Identify and pull out each line of the entries in which "React" occurs.
>> START Stored rows
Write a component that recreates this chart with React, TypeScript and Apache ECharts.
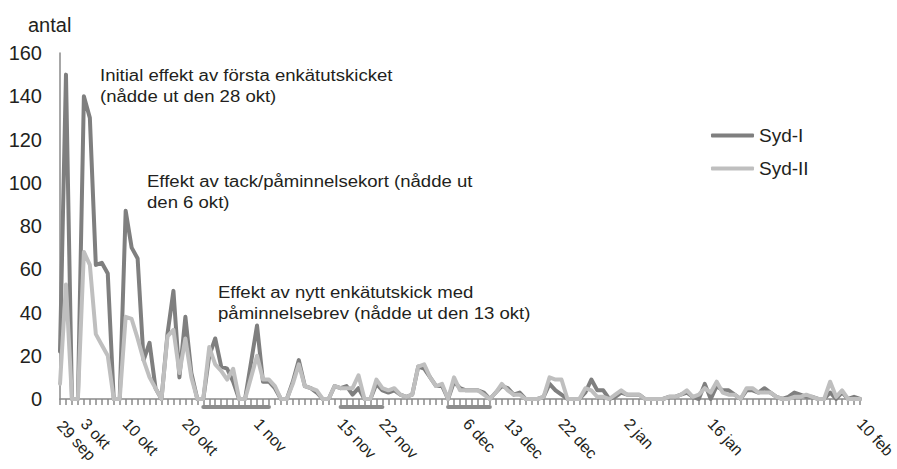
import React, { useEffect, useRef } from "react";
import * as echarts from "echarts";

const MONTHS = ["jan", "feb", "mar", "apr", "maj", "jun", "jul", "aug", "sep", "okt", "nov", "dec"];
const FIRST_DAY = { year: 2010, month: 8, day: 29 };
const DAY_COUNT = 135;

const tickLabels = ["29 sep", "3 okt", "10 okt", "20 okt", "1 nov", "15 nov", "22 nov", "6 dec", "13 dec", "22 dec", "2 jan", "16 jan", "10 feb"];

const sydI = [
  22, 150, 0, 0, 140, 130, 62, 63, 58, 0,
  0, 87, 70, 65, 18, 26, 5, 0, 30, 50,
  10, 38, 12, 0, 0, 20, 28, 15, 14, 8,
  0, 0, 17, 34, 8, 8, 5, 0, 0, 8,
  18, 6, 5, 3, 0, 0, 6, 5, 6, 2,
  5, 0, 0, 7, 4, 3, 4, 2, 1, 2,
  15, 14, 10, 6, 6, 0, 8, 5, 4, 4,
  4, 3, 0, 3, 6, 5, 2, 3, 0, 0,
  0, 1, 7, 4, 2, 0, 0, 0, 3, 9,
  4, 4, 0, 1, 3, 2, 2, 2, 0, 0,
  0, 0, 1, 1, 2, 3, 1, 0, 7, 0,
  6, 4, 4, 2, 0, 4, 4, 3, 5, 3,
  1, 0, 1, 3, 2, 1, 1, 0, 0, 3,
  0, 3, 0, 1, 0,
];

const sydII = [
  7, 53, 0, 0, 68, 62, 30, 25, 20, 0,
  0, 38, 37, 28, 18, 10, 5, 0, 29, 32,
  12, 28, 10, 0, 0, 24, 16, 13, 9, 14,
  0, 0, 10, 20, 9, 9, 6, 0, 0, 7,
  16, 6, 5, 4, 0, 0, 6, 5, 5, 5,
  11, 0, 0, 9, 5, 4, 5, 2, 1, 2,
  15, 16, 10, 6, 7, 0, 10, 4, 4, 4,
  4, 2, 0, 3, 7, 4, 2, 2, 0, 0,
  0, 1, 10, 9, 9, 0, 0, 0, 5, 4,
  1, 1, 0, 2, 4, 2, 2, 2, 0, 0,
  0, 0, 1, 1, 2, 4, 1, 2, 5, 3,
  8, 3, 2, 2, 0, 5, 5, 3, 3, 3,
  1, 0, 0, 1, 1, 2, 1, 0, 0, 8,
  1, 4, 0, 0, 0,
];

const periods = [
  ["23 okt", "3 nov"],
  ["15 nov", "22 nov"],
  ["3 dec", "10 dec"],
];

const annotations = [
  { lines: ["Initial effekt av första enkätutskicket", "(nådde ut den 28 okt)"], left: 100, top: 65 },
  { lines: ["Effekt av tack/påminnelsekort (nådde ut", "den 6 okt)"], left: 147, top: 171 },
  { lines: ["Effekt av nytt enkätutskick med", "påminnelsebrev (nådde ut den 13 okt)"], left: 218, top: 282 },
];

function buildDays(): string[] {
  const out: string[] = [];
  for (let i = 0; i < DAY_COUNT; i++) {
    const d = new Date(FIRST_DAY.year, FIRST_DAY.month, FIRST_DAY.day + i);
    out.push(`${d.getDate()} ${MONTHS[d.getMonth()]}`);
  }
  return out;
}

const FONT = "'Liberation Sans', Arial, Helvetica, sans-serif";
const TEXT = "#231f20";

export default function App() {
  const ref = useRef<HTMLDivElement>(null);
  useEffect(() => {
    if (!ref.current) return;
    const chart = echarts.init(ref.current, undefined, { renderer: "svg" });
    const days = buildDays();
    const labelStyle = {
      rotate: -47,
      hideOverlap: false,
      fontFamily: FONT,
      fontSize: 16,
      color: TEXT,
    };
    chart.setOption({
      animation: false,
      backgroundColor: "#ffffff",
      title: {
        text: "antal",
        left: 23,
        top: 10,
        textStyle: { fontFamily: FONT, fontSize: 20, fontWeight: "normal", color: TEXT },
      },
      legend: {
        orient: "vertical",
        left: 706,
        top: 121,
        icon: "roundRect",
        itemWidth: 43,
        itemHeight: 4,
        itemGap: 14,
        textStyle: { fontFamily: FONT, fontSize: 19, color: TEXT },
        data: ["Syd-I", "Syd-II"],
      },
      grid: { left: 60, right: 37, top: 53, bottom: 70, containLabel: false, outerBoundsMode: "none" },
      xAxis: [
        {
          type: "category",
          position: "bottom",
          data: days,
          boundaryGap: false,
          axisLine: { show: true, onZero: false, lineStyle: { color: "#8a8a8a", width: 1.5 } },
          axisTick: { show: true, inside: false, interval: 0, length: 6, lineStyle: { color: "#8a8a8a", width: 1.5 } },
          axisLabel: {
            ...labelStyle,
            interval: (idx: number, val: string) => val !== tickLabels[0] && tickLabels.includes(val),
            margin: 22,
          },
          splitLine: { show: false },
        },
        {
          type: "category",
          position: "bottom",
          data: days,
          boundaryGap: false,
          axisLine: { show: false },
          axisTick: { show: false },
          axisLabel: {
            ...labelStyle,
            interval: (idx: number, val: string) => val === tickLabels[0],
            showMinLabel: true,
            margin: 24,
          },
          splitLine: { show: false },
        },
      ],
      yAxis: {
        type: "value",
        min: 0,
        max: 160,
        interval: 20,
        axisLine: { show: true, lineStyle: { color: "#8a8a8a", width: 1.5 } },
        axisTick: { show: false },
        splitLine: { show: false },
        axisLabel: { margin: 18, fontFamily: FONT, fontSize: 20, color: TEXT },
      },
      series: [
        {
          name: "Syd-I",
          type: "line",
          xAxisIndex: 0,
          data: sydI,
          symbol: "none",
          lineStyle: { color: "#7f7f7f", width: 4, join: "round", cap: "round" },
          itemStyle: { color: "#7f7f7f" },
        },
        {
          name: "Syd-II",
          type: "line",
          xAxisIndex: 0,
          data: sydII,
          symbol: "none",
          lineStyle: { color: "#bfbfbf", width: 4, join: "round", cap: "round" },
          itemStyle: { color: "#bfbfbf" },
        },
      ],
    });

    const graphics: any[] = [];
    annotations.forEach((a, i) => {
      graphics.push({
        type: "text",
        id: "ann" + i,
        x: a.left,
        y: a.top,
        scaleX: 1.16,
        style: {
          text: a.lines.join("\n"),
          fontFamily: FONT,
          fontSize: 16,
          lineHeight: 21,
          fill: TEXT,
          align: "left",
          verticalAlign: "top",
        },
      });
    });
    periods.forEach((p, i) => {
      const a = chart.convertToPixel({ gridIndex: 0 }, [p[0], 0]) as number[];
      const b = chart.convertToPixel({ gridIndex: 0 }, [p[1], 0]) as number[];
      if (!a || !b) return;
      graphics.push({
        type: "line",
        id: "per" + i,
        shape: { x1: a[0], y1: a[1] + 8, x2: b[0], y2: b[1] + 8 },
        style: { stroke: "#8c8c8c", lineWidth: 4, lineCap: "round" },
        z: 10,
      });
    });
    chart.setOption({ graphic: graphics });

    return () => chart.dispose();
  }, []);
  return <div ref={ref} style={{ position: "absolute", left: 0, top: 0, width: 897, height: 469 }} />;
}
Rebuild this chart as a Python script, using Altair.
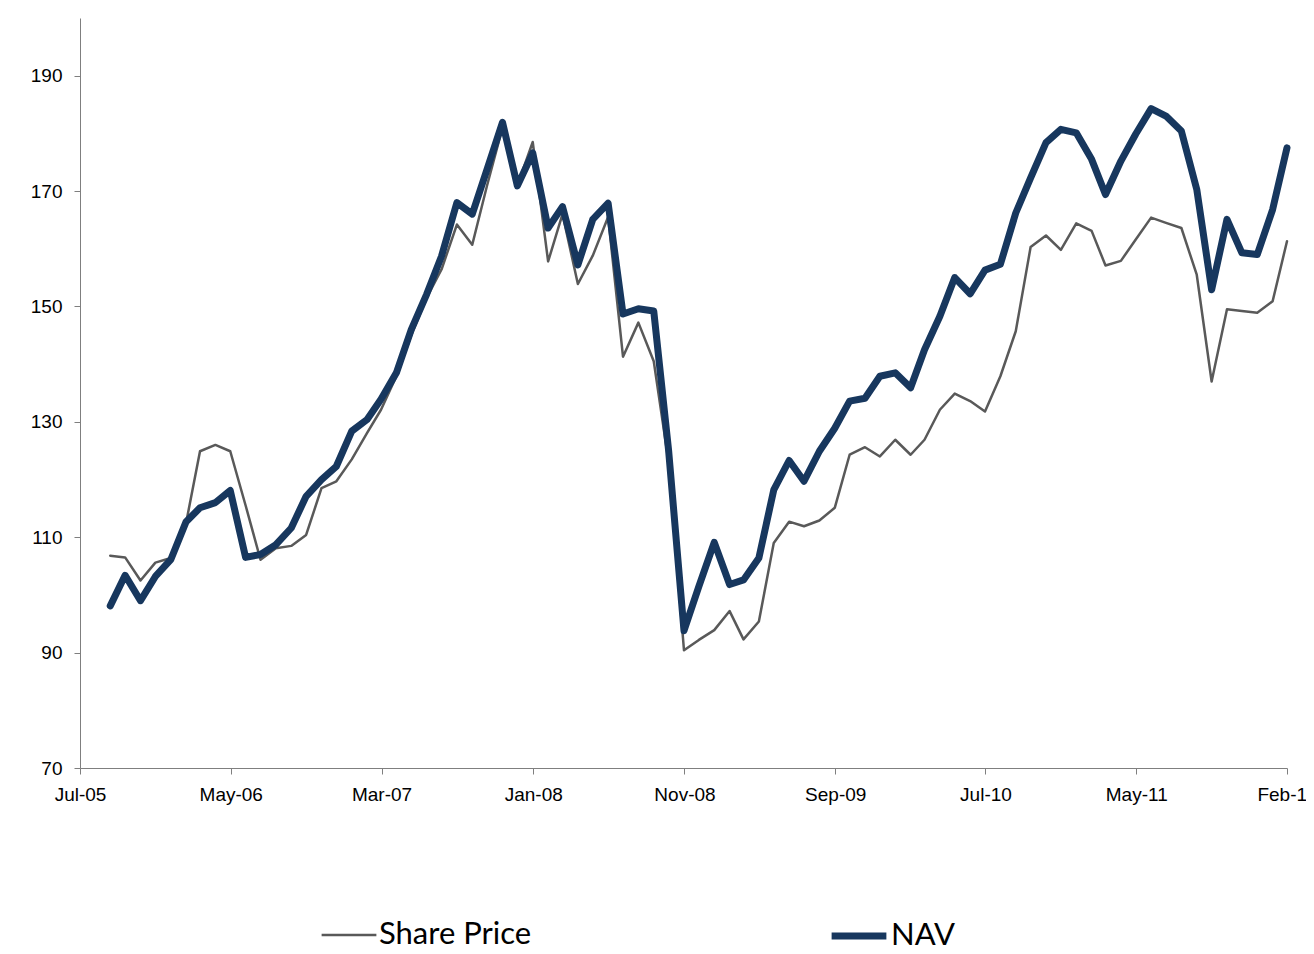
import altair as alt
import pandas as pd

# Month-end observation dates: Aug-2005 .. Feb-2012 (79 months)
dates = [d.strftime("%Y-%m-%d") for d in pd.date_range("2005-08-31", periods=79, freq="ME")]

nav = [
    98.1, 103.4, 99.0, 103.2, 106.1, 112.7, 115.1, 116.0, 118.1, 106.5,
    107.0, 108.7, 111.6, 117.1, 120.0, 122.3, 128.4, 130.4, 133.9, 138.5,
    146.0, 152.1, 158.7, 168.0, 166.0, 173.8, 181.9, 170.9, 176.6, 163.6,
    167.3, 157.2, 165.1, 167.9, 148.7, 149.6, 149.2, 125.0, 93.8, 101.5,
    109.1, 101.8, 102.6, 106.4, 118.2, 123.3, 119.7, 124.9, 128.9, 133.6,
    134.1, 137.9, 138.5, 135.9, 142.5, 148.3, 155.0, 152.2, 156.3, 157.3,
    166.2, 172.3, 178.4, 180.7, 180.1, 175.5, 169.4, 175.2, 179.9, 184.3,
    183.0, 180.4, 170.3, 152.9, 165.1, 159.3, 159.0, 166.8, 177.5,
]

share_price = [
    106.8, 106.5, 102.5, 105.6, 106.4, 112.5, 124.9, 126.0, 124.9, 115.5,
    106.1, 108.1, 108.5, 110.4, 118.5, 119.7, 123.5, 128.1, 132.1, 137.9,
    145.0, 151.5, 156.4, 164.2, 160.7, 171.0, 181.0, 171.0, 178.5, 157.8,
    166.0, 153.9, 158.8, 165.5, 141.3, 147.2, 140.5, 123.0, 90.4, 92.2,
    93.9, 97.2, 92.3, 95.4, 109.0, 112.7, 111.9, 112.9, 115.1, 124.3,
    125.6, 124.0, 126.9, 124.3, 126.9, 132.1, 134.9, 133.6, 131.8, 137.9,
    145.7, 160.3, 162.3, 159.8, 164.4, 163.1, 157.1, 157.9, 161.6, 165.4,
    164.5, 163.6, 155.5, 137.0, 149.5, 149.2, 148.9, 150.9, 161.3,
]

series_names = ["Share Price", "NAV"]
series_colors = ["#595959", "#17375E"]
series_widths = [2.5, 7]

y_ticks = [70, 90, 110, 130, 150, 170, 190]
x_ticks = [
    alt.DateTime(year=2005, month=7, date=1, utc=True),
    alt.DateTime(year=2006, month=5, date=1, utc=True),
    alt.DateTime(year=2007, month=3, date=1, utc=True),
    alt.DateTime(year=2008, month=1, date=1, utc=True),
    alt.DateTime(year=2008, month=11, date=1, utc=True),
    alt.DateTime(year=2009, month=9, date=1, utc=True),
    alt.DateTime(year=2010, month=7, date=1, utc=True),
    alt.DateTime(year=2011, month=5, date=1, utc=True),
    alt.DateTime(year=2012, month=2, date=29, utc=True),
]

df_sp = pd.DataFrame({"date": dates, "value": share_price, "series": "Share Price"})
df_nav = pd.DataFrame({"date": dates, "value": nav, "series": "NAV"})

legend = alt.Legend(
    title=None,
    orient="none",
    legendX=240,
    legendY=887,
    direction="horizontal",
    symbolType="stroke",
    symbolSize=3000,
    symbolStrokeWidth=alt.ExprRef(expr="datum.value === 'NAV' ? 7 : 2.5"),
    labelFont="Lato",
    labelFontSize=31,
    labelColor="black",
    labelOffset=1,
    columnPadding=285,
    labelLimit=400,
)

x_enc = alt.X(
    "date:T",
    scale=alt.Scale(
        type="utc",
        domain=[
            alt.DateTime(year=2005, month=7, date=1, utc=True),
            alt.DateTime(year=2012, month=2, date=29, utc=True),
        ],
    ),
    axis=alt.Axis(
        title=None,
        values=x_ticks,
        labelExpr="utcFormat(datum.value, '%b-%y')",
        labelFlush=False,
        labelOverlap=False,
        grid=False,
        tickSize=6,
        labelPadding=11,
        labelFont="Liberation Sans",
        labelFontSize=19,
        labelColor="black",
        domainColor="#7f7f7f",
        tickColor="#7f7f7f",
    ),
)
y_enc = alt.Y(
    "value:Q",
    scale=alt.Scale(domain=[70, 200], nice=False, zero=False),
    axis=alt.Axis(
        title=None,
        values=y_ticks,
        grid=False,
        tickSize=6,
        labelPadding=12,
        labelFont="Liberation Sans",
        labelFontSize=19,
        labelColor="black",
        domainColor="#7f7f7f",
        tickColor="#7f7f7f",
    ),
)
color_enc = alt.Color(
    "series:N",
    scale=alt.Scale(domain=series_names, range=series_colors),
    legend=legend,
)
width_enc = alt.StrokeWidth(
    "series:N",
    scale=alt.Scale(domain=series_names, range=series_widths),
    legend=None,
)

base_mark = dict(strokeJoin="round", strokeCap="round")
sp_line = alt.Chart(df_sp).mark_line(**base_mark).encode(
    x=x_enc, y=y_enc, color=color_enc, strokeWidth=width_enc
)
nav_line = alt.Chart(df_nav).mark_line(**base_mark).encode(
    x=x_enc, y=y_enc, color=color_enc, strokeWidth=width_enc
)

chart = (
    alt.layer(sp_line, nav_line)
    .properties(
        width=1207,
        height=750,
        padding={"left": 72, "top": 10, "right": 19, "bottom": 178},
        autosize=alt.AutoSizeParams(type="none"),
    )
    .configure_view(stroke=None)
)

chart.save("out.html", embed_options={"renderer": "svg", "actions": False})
>> END Stored rows
Answer to the problem
Write a component that recreates this chart with React, TypeScript and Apache ECharts.
import React, { useEffect, useRef } from "react";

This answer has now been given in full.